## Work instructions
Find the lines with "this" in them and copy them out.

-=-=-=-=-

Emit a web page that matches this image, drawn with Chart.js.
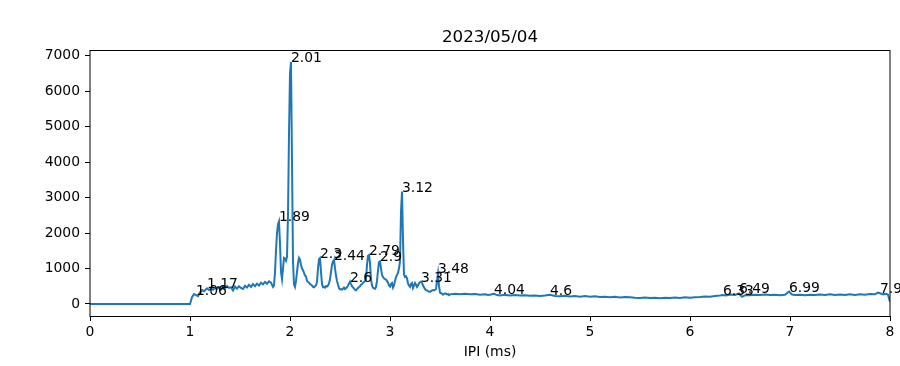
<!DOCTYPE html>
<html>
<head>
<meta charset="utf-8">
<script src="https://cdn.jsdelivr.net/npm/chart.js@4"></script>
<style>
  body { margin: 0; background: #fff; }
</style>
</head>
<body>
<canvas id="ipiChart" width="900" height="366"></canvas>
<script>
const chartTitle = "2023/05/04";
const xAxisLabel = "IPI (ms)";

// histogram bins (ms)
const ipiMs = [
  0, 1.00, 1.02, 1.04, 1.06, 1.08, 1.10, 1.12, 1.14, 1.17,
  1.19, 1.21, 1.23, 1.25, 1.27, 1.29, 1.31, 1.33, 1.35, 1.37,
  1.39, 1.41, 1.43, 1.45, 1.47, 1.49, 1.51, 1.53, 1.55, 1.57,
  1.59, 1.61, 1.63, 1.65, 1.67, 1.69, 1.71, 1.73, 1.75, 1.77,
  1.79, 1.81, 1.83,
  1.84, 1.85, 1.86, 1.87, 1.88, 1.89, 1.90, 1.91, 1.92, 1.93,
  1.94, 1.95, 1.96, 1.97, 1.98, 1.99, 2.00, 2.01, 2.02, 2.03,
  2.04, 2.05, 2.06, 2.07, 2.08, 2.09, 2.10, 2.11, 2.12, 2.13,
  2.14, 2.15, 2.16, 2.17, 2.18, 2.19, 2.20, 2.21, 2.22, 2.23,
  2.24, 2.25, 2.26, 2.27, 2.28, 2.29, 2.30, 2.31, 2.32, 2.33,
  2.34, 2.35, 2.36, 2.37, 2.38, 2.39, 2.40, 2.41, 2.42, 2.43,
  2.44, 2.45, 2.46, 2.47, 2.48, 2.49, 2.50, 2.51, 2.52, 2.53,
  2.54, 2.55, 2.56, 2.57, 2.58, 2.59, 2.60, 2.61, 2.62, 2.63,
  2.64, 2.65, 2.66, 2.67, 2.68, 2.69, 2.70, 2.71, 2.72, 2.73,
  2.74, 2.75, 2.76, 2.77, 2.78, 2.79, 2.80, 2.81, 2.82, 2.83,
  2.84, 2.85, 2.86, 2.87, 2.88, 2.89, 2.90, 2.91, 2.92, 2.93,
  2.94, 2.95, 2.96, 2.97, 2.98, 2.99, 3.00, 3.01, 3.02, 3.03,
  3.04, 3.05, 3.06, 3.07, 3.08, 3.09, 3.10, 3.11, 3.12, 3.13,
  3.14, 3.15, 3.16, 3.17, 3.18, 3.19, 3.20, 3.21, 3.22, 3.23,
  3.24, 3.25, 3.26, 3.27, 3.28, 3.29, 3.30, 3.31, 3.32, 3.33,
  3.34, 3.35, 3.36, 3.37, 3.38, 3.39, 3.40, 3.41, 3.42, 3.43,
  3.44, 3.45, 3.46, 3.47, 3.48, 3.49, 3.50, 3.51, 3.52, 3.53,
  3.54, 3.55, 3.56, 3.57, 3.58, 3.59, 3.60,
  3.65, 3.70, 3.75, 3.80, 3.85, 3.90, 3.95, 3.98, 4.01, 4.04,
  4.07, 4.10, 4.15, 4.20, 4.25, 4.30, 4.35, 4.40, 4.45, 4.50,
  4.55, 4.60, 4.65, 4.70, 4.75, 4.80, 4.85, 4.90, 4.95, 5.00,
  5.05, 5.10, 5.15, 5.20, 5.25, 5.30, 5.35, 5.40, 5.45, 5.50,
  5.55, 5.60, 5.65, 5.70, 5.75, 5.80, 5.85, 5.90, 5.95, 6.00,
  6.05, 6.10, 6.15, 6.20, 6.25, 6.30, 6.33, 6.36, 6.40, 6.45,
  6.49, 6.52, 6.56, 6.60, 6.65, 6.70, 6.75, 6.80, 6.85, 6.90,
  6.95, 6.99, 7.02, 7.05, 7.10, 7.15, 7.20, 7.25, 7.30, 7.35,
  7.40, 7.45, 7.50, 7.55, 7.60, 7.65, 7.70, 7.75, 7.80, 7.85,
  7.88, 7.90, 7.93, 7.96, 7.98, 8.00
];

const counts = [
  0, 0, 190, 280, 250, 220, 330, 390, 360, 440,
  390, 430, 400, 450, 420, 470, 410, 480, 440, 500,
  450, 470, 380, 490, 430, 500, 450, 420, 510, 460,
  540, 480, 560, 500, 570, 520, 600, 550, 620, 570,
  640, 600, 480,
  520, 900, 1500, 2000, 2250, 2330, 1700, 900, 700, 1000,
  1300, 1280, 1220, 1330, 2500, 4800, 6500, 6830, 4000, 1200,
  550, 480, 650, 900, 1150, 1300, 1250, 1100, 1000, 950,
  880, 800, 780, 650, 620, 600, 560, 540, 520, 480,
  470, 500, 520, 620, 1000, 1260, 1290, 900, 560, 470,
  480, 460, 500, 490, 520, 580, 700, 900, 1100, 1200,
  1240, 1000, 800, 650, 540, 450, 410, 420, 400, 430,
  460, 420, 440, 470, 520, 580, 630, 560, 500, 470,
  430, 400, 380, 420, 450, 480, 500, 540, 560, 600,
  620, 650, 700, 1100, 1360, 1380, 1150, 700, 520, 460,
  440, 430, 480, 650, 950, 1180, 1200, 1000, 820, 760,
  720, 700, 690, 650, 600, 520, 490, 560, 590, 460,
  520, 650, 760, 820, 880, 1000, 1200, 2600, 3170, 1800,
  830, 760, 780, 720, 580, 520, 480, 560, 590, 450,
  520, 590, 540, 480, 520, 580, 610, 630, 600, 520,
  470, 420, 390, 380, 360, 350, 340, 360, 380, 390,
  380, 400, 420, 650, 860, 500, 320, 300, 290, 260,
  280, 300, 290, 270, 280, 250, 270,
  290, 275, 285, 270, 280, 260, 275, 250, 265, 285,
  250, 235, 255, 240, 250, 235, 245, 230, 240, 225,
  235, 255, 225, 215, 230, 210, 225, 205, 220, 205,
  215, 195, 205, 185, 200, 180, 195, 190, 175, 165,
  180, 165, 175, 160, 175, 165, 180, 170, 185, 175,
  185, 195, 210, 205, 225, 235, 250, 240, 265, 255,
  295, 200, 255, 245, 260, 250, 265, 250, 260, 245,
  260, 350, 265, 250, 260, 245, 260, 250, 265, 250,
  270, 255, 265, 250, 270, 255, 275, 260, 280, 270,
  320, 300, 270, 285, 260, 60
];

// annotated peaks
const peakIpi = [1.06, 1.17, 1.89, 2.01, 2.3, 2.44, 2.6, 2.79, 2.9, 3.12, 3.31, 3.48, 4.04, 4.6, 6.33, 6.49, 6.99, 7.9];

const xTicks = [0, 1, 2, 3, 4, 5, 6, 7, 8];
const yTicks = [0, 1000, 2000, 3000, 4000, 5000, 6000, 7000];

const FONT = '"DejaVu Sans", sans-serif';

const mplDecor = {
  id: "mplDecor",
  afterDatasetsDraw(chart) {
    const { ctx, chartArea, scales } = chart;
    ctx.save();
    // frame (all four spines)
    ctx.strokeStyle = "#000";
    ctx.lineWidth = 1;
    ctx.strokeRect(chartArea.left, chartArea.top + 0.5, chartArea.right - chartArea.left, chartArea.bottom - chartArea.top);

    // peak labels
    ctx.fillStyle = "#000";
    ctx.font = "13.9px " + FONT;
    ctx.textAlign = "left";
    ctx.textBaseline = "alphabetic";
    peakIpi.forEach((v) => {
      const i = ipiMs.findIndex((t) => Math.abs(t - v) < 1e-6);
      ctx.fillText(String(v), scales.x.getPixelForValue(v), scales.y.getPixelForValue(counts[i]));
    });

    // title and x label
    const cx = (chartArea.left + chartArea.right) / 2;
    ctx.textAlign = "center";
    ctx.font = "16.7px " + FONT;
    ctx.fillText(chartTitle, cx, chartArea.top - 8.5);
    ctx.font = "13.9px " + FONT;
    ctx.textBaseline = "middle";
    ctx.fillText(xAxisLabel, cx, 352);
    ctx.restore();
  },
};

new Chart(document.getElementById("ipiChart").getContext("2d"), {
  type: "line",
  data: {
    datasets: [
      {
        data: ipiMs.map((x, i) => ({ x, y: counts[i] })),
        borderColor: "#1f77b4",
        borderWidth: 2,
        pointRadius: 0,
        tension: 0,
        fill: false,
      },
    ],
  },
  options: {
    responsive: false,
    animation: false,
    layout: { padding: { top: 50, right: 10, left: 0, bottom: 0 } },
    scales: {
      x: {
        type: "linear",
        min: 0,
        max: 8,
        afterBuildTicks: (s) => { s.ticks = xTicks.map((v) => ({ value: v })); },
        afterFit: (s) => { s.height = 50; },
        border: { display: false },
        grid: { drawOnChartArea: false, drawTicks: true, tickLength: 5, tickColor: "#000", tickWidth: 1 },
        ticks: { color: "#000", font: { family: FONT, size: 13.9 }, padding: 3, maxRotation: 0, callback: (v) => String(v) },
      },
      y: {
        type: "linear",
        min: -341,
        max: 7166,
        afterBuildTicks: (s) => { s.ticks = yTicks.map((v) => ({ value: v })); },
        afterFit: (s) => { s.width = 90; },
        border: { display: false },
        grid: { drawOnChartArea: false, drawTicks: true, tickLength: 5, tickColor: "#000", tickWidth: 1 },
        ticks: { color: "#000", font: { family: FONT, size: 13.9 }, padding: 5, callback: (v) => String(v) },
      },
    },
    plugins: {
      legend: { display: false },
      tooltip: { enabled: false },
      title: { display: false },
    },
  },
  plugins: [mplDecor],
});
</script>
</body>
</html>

-=-=-=-=-

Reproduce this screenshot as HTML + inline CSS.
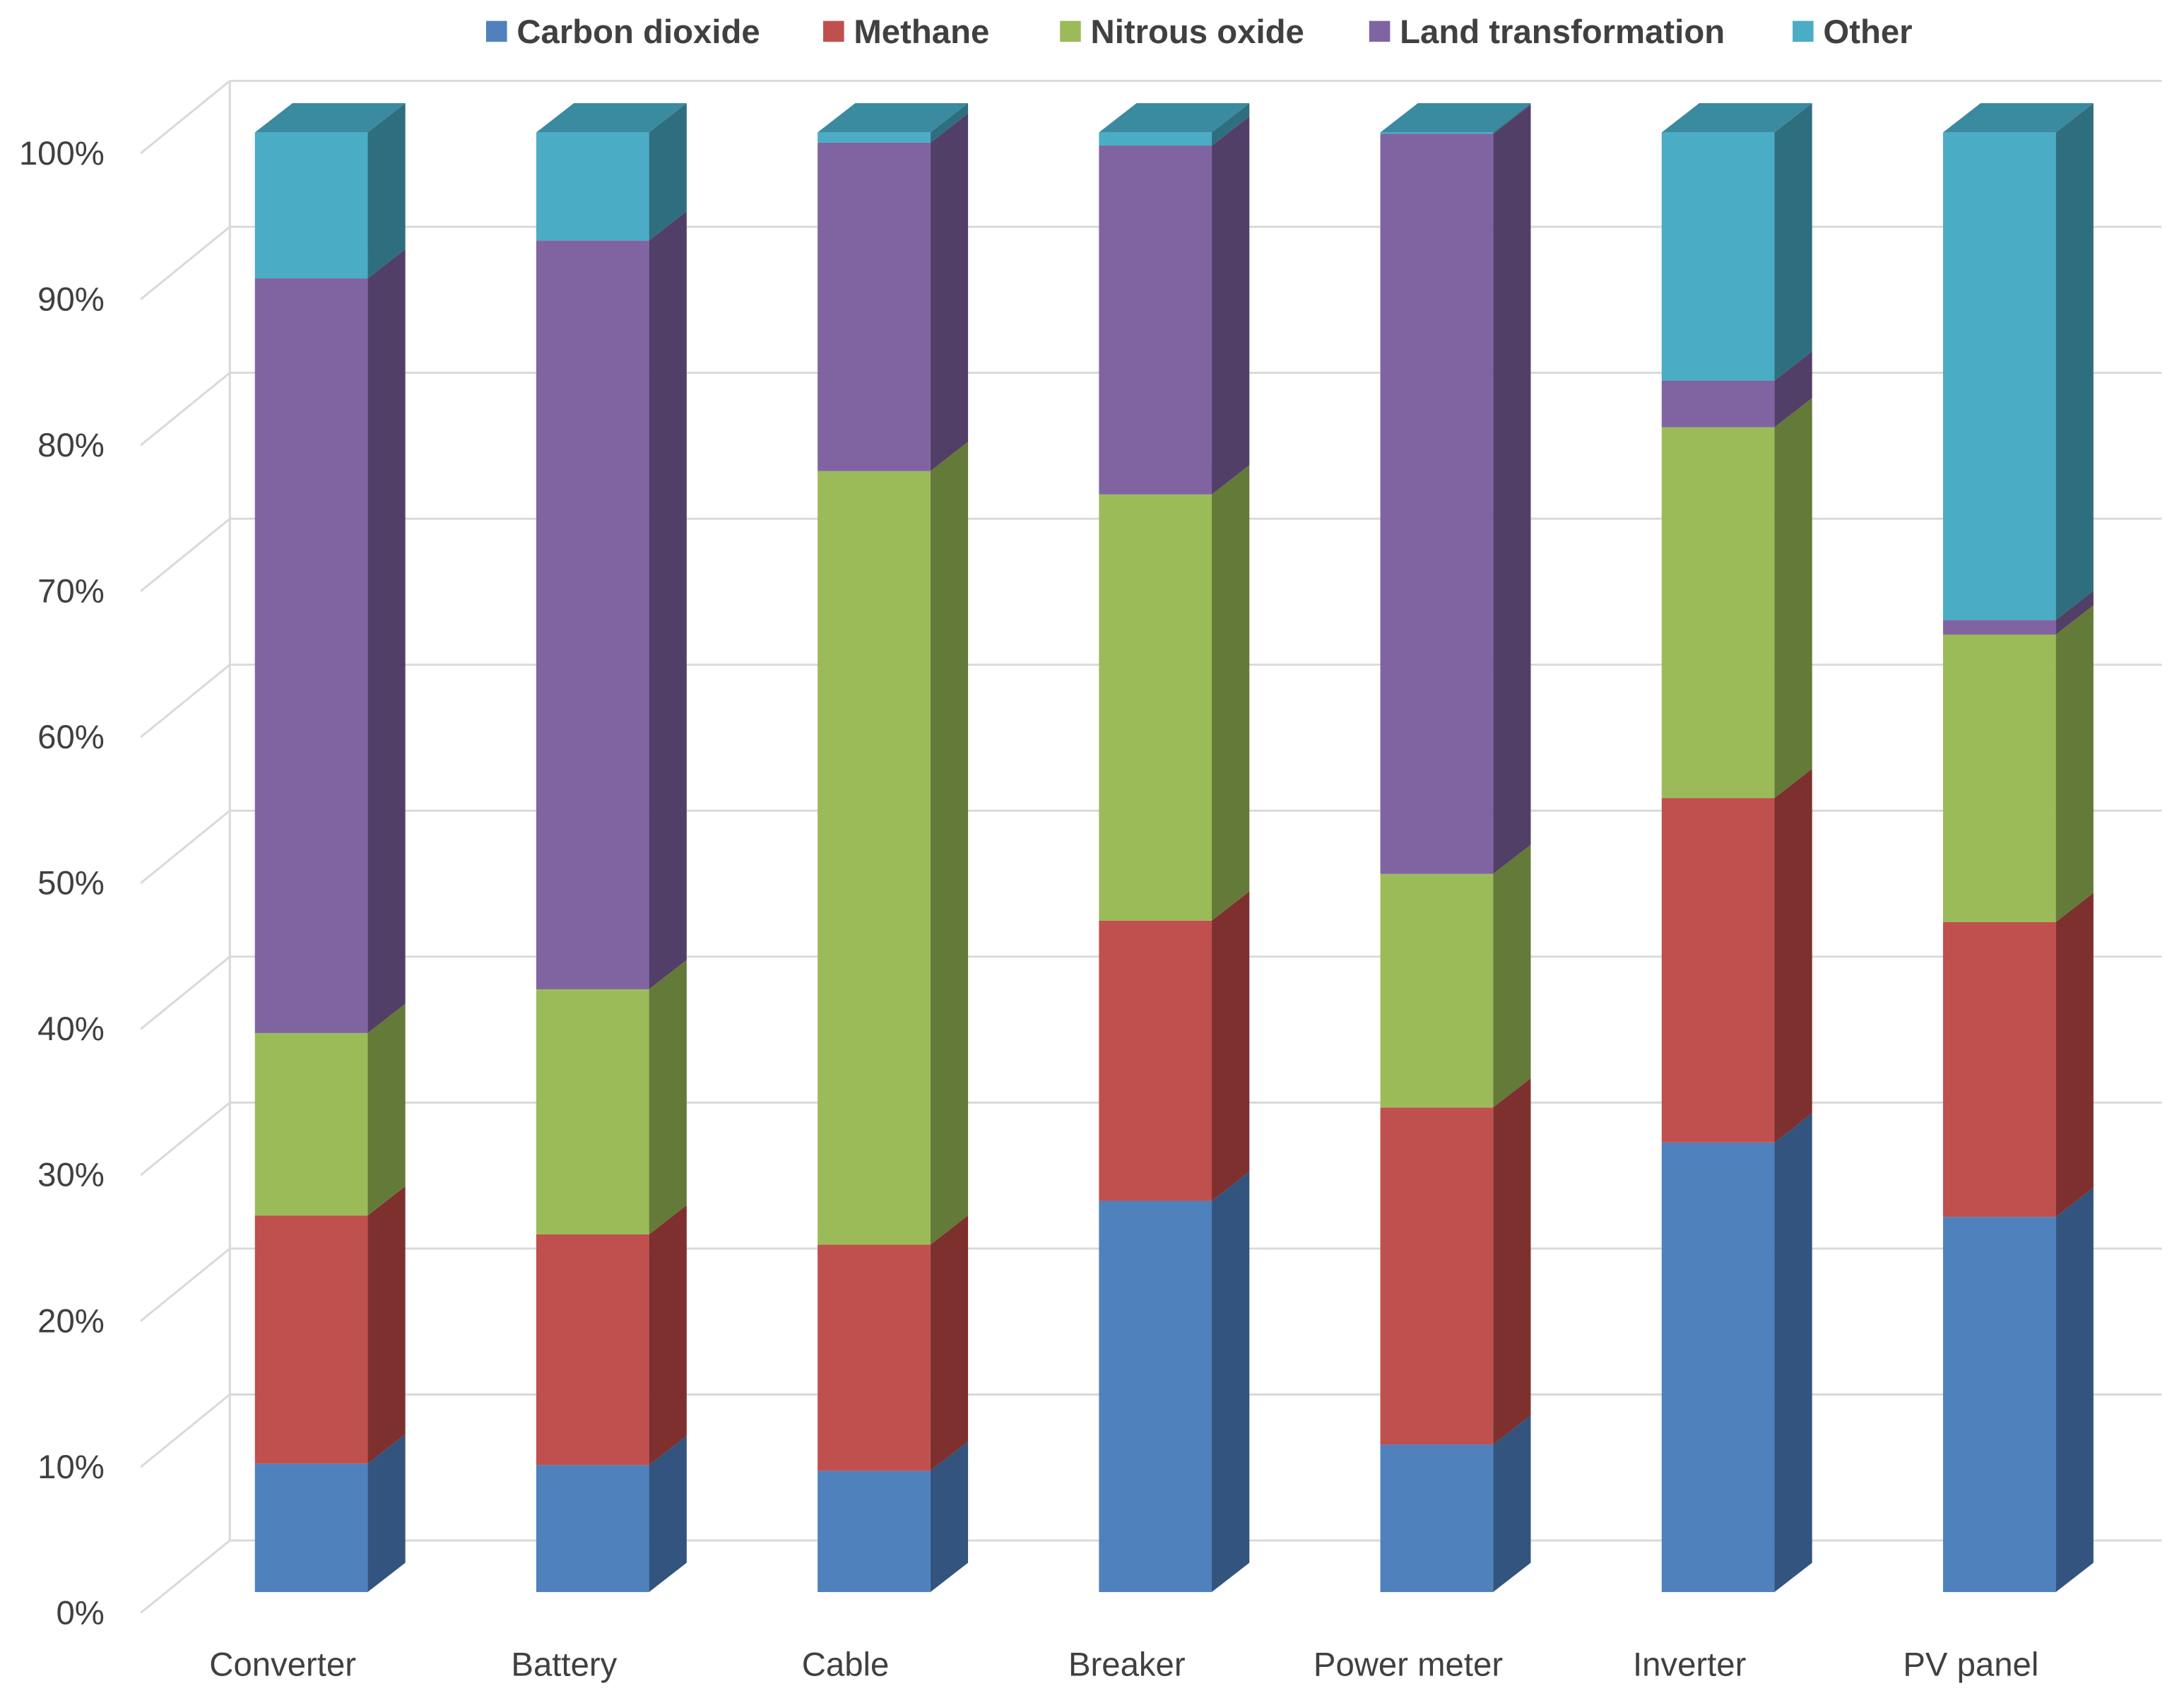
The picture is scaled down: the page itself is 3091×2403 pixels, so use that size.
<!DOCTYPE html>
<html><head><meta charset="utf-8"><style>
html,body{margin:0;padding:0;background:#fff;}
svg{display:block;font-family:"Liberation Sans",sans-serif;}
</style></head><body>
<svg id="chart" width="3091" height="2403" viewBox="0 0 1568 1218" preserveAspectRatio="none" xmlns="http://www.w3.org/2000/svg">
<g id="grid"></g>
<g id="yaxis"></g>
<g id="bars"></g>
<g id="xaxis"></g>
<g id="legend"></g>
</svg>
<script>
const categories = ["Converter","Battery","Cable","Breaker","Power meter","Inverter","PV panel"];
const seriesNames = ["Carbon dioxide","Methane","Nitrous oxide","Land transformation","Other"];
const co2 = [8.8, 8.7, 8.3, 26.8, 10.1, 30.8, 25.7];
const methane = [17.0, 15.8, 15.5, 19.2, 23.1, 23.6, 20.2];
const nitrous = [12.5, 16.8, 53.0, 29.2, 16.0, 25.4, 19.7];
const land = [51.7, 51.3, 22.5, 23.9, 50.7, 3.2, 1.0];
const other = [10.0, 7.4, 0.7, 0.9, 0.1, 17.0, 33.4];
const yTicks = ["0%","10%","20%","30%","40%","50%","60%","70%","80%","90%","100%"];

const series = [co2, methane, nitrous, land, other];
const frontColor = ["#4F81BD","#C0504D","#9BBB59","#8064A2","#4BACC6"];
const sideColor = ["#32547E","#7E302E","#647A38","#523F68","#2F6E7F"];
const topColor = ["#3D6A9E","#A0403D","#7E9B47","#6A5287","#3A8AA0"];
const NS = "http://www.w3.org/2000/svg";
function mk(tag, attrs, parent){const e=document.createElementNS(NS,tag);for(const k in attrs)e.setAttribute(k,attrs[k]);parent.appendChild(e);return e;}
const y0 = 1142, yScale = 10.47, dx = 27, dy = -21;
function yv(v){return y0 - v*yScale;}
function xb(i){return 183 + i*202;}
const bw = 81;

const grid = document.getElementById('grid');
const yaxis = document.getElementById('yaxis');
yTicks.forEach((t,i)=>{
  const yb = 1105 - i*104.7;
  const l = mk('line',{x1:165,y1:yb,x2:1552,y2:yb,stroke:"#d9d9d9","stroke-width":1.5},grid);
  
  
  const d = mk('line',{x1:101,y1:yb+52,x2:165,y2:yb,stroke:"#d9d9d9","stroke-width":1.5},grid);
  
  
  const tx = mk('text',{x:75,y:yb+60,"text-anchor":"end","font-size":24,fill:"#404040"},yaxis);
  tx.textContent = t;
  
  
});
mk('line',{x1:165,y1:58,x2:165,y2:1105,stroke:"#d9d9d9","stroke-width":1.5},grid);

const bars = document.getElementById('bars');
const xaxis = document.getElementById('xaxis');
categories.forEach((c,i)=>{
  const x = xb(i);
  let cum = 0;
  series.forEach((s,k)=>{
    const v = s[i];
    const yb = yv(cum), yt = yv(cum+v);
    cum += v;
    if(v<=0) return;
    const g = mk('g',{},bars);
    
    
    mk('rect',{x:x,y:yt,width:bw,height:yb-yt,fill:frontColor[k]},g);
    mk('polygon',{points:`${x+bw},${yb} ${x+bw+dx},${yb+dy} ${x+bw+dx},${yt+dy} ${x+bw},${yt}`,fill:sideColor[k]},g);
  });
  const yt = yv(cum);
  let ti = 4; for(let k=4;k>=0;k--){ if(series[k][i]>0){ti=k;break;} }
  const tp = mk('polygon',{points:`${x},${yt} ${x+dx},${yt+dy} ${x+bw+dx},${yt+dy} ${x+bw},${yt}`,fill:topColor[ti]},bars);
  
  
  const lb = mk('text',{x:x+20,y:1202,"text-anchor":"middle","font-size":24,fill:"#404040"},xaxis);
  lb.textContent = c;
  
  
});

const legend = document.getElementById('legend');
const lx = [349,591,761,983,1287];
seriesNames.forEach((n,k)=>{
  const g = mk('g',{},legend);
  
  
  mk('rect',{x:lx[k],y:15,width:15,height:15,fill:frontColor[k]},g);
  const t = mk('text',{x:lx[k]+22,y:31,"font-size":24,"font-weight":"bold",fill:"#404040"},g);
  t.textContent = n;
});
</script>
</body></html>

-=-=-=-=-

## Finished exercise
Emit a web page that matches this image, drawn with Chart.js.
Reproduce this screenshot as HTML + inline CSS.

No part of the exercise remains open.